Key learnings from Slaughter & May’s independent review on TSB
This week Slaughter & May’s long-awaited independent report into the issues that followed TSB’s 2018 migration to a new platform hosted by SABIS has been published. Aside from setting out the facts that led to the multi-faceted issues faced during migration, there are a number of key learnings that can be taken from the report. Here we’ve highlighted the most important learnings for any large company looking to, or already in the process of, undertaking such a large migration project.
Cheapest and fastest isn’t always best
This project went for a Big Bang migration, which while more often than not is the cheapest and fastest option, it’s also the riskiest. While the decision to go with a Big Bang isn’t necessarily the wrong one, and “bumps in the road” were expected to arise, in this instance it involved a new platform with an incredibly complex technology stack. Bumps in the road always have the potential to become mountains with this approach. Confidence of the highest order in the platform via rigorous testing would be needed to pull off this migration.
Some things are non-negotiable
This project was clearly massive in size. However, no matter the scale, there are some fundamental rules that are simply non-negotiable. Firstly, a clear understanding of all risks involved, and a plan for how to mitigate them, should always be established before setting a go live date. According to the report, the initial timetable was ambitious and unrealistic, estimated without fully knowing all of the requirements. While it’s really tempting to do this, it does put the whole project at risk of shortcuts as teams scramble to meet an unrealistic goal.
Secondly, functional and non-functional tests are not a corner that can be cut.
The review found that functional testing was separate from the development team responsible for fixing issues flagged during testing.

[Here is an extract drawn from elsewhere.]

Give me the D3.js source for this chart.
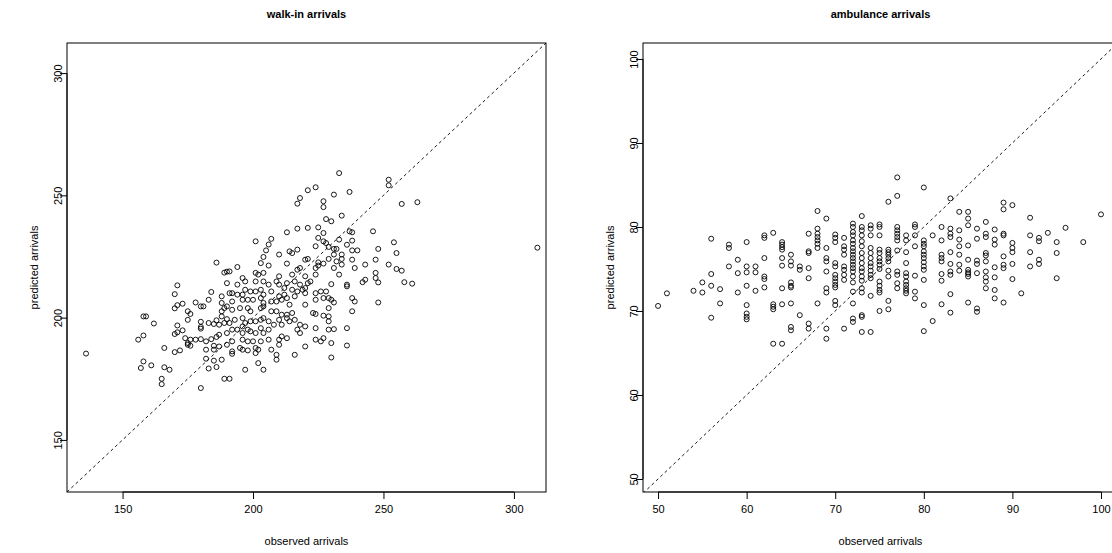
<!DOCTYPE html>
<html>
<head>
<meta charset="utf-8">
<script src="https://cdn.jsdelivr.net/npm/d3@7"></script>
<style>
  body { margin: 0; background: #fff; }
  text { font-family: "Liberation Sans", Arial, Helvetica, sans-serif; fill: #000; }
</style>
</head>
<body>
<svg id="chart" width="1112" height="553"></svg>
<script>
// Walk-in arrivals: [observed, predicted]
const walkinPoints = [
  [136,185.3],
  [171,213.2],[170,209.6],[184,210.5],[190,214.1],[188,208.7],[191,210.0],[183,207.3],[173,205.7],[171,205.1],[170,203.8],
  [178,206.2],[180,204.6],[181,204.6],[175,202.6],[176,201.5],[188,206.0],[189,203.9],[188,202.6],[190,204.6],[158,200.5],
  [159,200.5],[162,197.6],[175,199.1],[180,198.3],[171,196.8],[173,194.8],[171,194.0],[170,193.3],[180,196.2],[180,195.5],
  [183,197.8],[185,197.4],[186,198.9],[188,200.5],[187,197.1],[189,197.8],[190,199.4],[158,192.7],[156,191.0],[174,191.6],
  [176,191.0],[178,191.0],[180,191.2],[175,189.6],[175,188.9],[176,188.5],[182,190.3],[184,191.2],[186,192.1],[187,193.0],
  [190,193.7],[166,187.6],[170,185.9],[172,186.6],[182,186.9],[185,186.9],[185,188.5],[187,188.2],[190,188.9],[157,179.4],
  [158,182.1],[161,180.5],[166,179.7],[168,178.7],[182,183.2],[183,179.2],[185,182.4],[186,179.8],[188,182.8],
  [165,175.0],[165,172.8],[180,171.2],[189,175.0],
  [186,222.5],[189,218.4],[190,218.8],
  [224,253.3],[221,252.1],[218,248.9],[217,246.6],[227,247.6],[227,245.2],[228,240.3],[213,234.9],[217,236.4],[221,236.7],
  [225,236.9],[227,234.6],[225,232.6],[227,231.2],[224,229.2],[201,231.2],[207,232.2],[206,229.9],[205,227.5],[204,224.8],
  [203,222.3],[210,225.8],[215,226.4],[217,227.8],[214,227.1],[206,221.3],[213,222.1],[220,223.7],[221,224.0],[225,222.6],
  [227,222.1],[224,220.3],[225,221.3],[218,220.3],[217,219.6],[194,220.7],[191,218.9],[196,216.2],[201,218.3],[202,217.6],
  [204,218.3],[210,216.9],[215,217.6],[220,216.9],[224,217.6],
  [194,213.5],[197,214.8],[201,214.8],[204,214.8],[206,213.5],[210,213.5],[209,214.8],[213,214.1],[216,214.8],[218,213.5],
  [221,214.1],[222,214.8],[220,212.1],[192,210.0],[194,209.4],[196,209.4],[197,211.4],[199,210.7],[201,210.7],[203,211.4],
  [204,209.4],[207,210.7],[210,208.7],[212,209.4],[212,212.1],[215,211.4],[217,210.7],[219,211.4],[220,210.0],[224,210.0],
  [226,210.7],[228,210.7],[192,206.6],[196,207.3],[198,207.3],[200,207.3],[203,208.0],[204,206.0],[207,206.6],[209,206.6],
  [211,207.3],[213,208.0],[214,205.3],[216,208.7],[220,205.3],[224,207.3],[227,208.0],[229,203.9],[192,203.2],[195,203.9],
  [198,203.9],[199,202.6],[203,203.9],[204,204.6],[207,202.6],[209,202.6],[211,201.2],[213,201.2],[213,199.8],[215,201.9],
  [223,201.9],[224,201.5],[227,200.8],[191,197.8],[193,199.1],[196,199.8],[197,197.8],[199,198.5],[201,198.5],
  [203,199.1],[204,199.8],[206,198.5],[210,199.1],[211,197.1],[214,198.5],[216,199.1],[218,197.1],[220,196.4],[224,195.7],
  [192,195.1],[194,195.1],[196,196.4],[196,193.7],[198,195.1],[199,194.4],[201,193.7],[203,195.7],[204,193.7],
  [206,195.1],[208,197.1],[217,195.1],[218,193.7],[192,190.3],[196,191.0],[198,190.3],[200,190.3],[203,190.3],[206,191.0],
  [210,191.0],[211,192.3],[213,191.6],[224,191.0],[226,190.3],[227,191.6],[192,186.2],[192,185.2],[195,187.6],
  [196,186.9],[198,186.6],[201,187.6],[202,186.9],[201,185.5],[207,186.9],[210,188.9],[209,184.8],[216,184.8],[220,188.2],
  [209,182.8],[202,181.4],[204,178.7],[197,178.7],[191,175.0],
  [233,259.1],[231,250.3],[237,251.4],[234,241.7],[230,239.4],[252,256.4],[252,254.1],[257,246.5],[263,247.2],[237,235.3],
  [238,234.9],[246,235.3],[233,231.9],[238,231.5],[254,230.8],[228,230.5],[229,228.9],[231,228.1],[232,228.1],[236,229.8],
  [238,227.5],[240,227.5],[248,228.1],[255,226.4],[231,225.8],[234,225.8],[234,224.0],[229,224.0],[238,223.7],[232,223.0],
  [234,221.7],[247,223.7],[243,221.7],[252,221.7],[255,219.9],[257,219.2],[239,220.3],[231,220.3],[233,217.6],[247,218.3],
  [247,216.2],[243,215.5],
  [230,213.7],[236,213.5],[236,212.8],[242,214.5],[248,214.4],[258,214.5],[261,213.9],[229,208.0],[230,207.3],
  [231,206.2],[238,208.0],[239,206.6],[248,206.2],[238,202.6],[229,200.5],[229,198.5],[229,195.1],[231,195.3],[236,195.7],
  [230,189.6],[236,188.6],[230,183.7],
  [309,228.6]
];

// Ambulance arrivals: [observed, predicted]
const ambulancePoints = [
  [56,78.6],[58,77.9],[58,77.5],[59,76.1],[60,78.2],[58,75.3],[60,75.3],[61,75.3],[62,79.0],[62,78.7],[63,79.3],[62,76.3],
  [64,78.2],[64,77.9],[64,77.6],[64,77.3],[64,76.3],[64,75.4],[65,76.7],[65,75.9],[65,75.4],[56,74.4],[59,74.5],[60,74.6],
  [61,74.6],
  [62,74.1],[62,73.8],[55,73.4],[56,73.0],[57,72.6],[54,72.4],[55,72.2],[59,72.2],[60,73.0],[61,72.4],[62,72.8],[64,72.7],
  [65,73.4],[65,73.0],[65,72.8],[51,72.1],[50,70.6],[57,70.9],[60,70.7],[63,70.8],[63,70.5],[63,70.2],[64,70.8],[65,70.9],
  [56,69.2],[60,69.7],[60,69.3],[60,69.0],[65,68.1],[65,67.7],[63,66.1],[64,66.1],
  [66,75.3],[66,74.9],
  [67,79.2],[67,77.1],[67,76.9],[67,75.1],
  [68,81.9],[68,79.8],[68,79.2],[68,78.8],[68,78.4],[68,78.0],[68,77.5],
  [69,81.0],[69,77.5],[69,76.3],[69,75.9],
  [70,79.1],[70,78.7],[70,78.2],[70,75.7],[70,75.3],
  [71,78.7],[71,77.7],[71,77.3],[71,76.7],[71,75.3],[71,74.9],
  [72,80.4],[72,80.0],[72,79.4],[72,79.0],[72,78.4],[72,78.0],[72,77.5],[72,77.1],[72,76.7],[72,76.3],[72,75.9],[72,75.5],
  [72,75.1],[72,74.7],
  [73,81.3],[73,80.0],[73,79.6],[73,79.0],[73,78.3],[73,77.7],[73,76.9],[73,76.3],[73,75.7],[73,75.1],[73,74.7],
  [74,80.2],[74,79.8],[74,79.0],[74,77.5],[74,76.9],[74,76.3],[74,75.7],[74,75.3],[74,74.8],
  [75,80.3],[75,80.0],[75,79.0],[75,77.3],[75,76.9],[75,76.3],[75,75.9],[75,75.5],[75,75.0],
  [76,83.0],[76,77.3],[76,77.0],[76,76.7],[76,76.3],[76,75.9],[76,74.8],
  [77,85.9],[77,83.7],[77,80.0],[77,79.6],[77,79.2],[77,78.8],[77,78.4],[77,77.2],[77,74.7],
  [78,79.0],[78,78.4],[78,77.0],[78,75.7],[78,74.5],
  [79,80.3],[79,80.0],[79,79.0],[79,77.7],
  [80,84.7],[80,78.4],[80,78.0],[80,77.7],[80,77.1],[80,76.7],[80,76.3],[80,75.8],[80,75.3],[80,74.9],
  [81,79.0],
  [82,80.0],[82,78.4],[82,76.7],[82,76.3],[82,75.9],[82,74.4],
  [66,69.5],[67,73.9],[67,68.5],[67,67.9],[68,70.9],[69,74.7],[69,72.7],[69,72.2],[69,67.9],[69,66.7],[70,74.3],[70,73.9],
  [70,73.5],[70,73.1],[70,72.8],[70,71.2],[70,70.7],[71,74.3],[71,73.7],[71,67.9],[72,74.1],[72,73.4],[72,72.3],
  [72,70.9],[72,69.1],[72,68.7],[73,74.1],[73,73.6],[73,72.7],[73,72.2],[73,69.5],[73,69.3],[73,67.5],[74,74.3],
  [74,73.9],[74,71.8],[74,67.5],[75,73.5],[75,73.0],[75,72.5],[75,72.2],[75,70.0],[76,74.1],[76,71.2],[76,70.2],
  [77,74.3],[77,73.3],[77,72.7],[78,74.1],[78,73.5],[78,73.1],[78,72.7],[78,72.4],[78,72.1],[79,74.2],[79,72.3],
  [79,71.5],[80,73.7],[80,70.7],[80,67.6],[81,68.8],[82,73.6],[82,70.8],
  [83,83.4],[84,81.8],[85,81.8],[85,81.0],[85,80.2],[89,82.9],[89,82.1],[90,82.6],[92,81.1],[100,81.5],[83,79.8],[83,79.2],
  [83,78.8],[84,79.6],[86,79.8],[87,80.6],[88,79.7],[87,79.2],[87,78.8],[86,78.6],[89,79.2],[89,79.0],[92,79.0],[93,78.7],
  [93,78.3],[94,79.3],[96,79.9],[84,78.5],[84,77.7],[85,77.8],[88,78.5],[88,77.9],[90,78.1],[90,77.5],[90,77.0],[95,78.2],
  [98,78.2],[83,77.0],[84,76.7],[85,76.1],[86,75.6],[86,76.0],[87,76.9],[87,76.6],[87,75.9],[89,76.5],[90,75.6],[92,77.0],
  [92,75.3],[93,76.1],[93,75.6],[95,76.9],[83,75.6],[83,74.7],[84,75.5],[84,74.8],[85,74.9],[85,74.6],[87,74.7],[88,75.2],
  [89,75.5],[89,75.1],
  [83,74.3],[85,74.4],[85,74.1],[86,74.5],[87,74.0],[87,73.5],[87,72.7],[88,74.0],[88,72.5],[88,71.5],[89,71.0],[90,73.8],
  [91,72.1],[95,73.9],[83,72.0],[85,71.0],[86,70.3],[86,69.9],[83,69.8]
];

const walkinTicks = [150, 200, 250, 300];
const ambulanceTicks = [50, 60, 70, 80, 90, 100];
const walkinLimits = { x: [128.7, 312.3], y: [128.7, 312.3] };
const ambulanceLimits = { x: [48.3, 101.92], y: [48.45, 101.9] };

const svg = d3.select("#chart");
svg.append("rect").attr("width", 1112).attr("height", 553).attr("fill", "#fff");

function drawPanel(cfg) {
  const { left, right, top, bottom } = cfg.box;
  const x = d3.scaleLinear().domain(cfg.limits.x).range([left, right]);
  const y = d3.scaleLinear().domain(cfg.limits.y).range([bottom, top]);
  const g = svg.append("g");

  const clipId = "clip-" + cfg.id;
  svg.append("clipPath").attr("id", clipId).append("rect")
    .attr("x", left).attr("y", top).attr("width", right - left).attr("height", bottom - top);

  // y = x reference line
  const lo = Math.min(cfg.limits.x[0], cfg.limits.y[0]);
  const hi = Math.max(cfg.limits.x[1], cfg.limits.y[1]);
  g.append("line")
    .attr("clip-path", `url(#${clipId})`)
    .attr("x1", x(lo)).attr("y1", y(lo))
    .attr("x2", x(hi)).attr("y2", y(hi))
    .attr("stroke", "#000").attr("stroke-width", 0.9)
    .attr("stroke-dasharray", "3,3");

  // points
  g.selectAll("circle").data(cfg.points).enter().append("circle")
    .attr("cx", d => x(d[0])).attr("cy", d => y(d[1]))
    .attr("r", 2.5)
    .attr("fill", "none").attr("stroke", "#000").attr("stroke-width", 0.9);

  // axes
  const xAxis = d3.axisBottom(x).tickValues(cfg.ticks).tickSize(7).tickPadding(4).tickFormat(d3.format("d"));
  const yAxis = d3.axisLeft(y).tickValues(cfg.ticks).tickSize(7).tickPadding(4).tickFormat(d3.format("d"));
  const gx = g.append("g").attr("transform", `translate(0,${bottom})`).call(xAxis);
  const gy = g.append("g").attr("transform", `translate(${left},0)`).call(yAxis);
  [gx, gy].forEach(a => {
    a.select(".domain").remove();
    a.selectAll("line").attr("stroke", "#000");
    a.selectAll("text").attr("font-size", 11).attr("fill", "#000")
      .attr("font-family", '"Liberation Sans", Arial, sans-serif');
  });
  // axis lines spanning the tick range
  g.append("line").attr("x1", x(cfg.ticks[0])).attr("x2", x(cfg.ticks[cfg.ticks.length - 1]))
    .attr("y1", bottom).attr("y2", bottom).attr("stroke", "#000");
  g.append("line").attr("y1", y(cfg.ticks[0])).attr("y2", y(cfg.ticks[cfg.ticks.length - 1]))
    .attr("x1", left).attr("x2", left).attr("stroke", "#000");

  gx.selectAll("text").attr("dy", null).attr("y", 21);
  gy.selectAll("text")
    .attr("x", null).attr("dy", null).attr("y", 0)
    .attr("text-anchor", "middle")
    .attr("transform", "translate(-5,0) rotate(-90)");

  // frame
  g.append("rect").attr("x", left).attr("y", top)
    .attr("width", right - left).attr("height", bottom - top)
    .attr("fill", "none").attr("stroke", "#000").attr("stroke-width", 1);

  const cx = (left + right) / 2;
  g.append("text").attr("x", cx).attr("y", 18).attr("text-anchor", "middle")
    .attr("font-size", 11).attr("font-weight", "bold").text(cfg.title);
  g.append("text").attr("x", cx).attr("y", 545).attr("text-anchor", "middle")
    .attr("font-size", 11).text("observed arrivals");
  g.append("text")
    .attr("transform", `translate(${left - 29},${(top + bottom) / 2}) rotate(-90)`)
    .attr("text-anchor", "middle").attr("font-size", 11).text("predicted arrivals");
}

drawPanel({
  id: "walkin",
  box: { left: 67, right: 546, top: 43, bottom: 492 },
  limits: walkinLimits, ticks: walkinTicks, points: walkinPoints,
  title: "walk-in arrivals"
});
drawPanel({
  id: "ambulance",
  box: { left: 643, right: 1118, top: 43, bottom: 492 },
  limits: ambulanceLimits, ticks: ambulanceTicks, points: ambulancePoints,
  title: "ambulance arrivals"
});
</script>
</body>
</html>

While this isn’t necessarily unusual in such a large platform migration; this practice does make it really hard to ensure all teams are aligned and has the potential to become a “throw it over the fence” job, where accountability is lost. This is compounded when assumptions are made about consistency and accuracy. In this case only one of the two data centers were tested and it was assumed both were consistent. This proved not to be the case after the migration had failed. Even if you trust your teams implicitly to correctly configure data centers, given they are incredibly complex, failing to test all of them is not good practice.
Further, the report found that during performance testing, test targets were lowered after initial tests did not pass the original target load. This really is a non-negotiable for ensuring operational resilience.
Operational resilience is essential
One of the biggest learnings that can be taken from this report is the utmost importance of having operational resilience before going live. In this instance, after the official “go live” date, the capacity to respond to incidents simply wasn’t there. Only once there is unanimous agreement that the platform is operationally resilient, and a full plan has been put in place to mitigate any genuine bumps in the road, should a project go live.
While not the best example of how to execute a large platform migration, there are a number of positive key learnings that can be taken from the report’s findings. From ensuring absolute operational resilience prior to launch to standing firm on non-negotiable processes, by taking these key learnings into your next project you can mitigate many of the issues encountered in the TSB platform migration.